The Z/Yen global financial centres index, which ranks cities on things such as financial infrastructure and jobs, showed that while the City extended its lead over its nearest rival, New York, cities including Frankfurt and Dublin were climbing the league table.
That was largely attributed to a growing number of firms in the sector looking to hedge their bets – given continuing Brexit uncertainty – by either planning to open new offices or boost staffing in such cities in order to maintain access to EU customers and markets after the UK leaves.
The report found Frankfurt – home to the European Central Bank – moving up to 11th in the world league table from 23rd a year ago.
Dublin stood in 30th place from 33rd.
The study, conducted in June, saw New York remain in second place but lose ground on London.
Its authors said the gap between the two was at its widest since the survey began in 2007.
They speculated that this was down to fears about US trade deals in the wake of Donald Trump’s election as US President. He has already pulled the country out of the planned trans-Pacific trade agreement.

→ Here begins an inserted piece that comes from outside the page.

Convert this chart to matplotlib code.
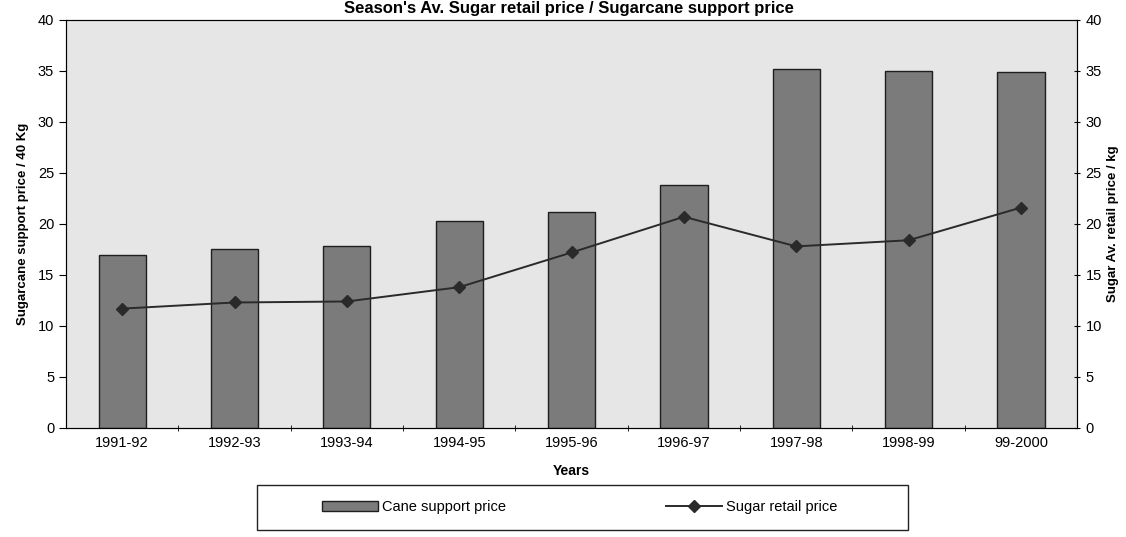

TheCityUK, which represents London’s financial sector, said the findings should not be greeted with complacency and appealed for more information from the Government on its plans for a transition period after the UK is due to leave the EU in 2019.
Its chief executive, Miles Celic, said: “Absent this, many firms have already started to activate their contingency plans and others will undoubtedly follow suit if these aren’t confirmed as soon as possible – and by the end of the year at the very latest.”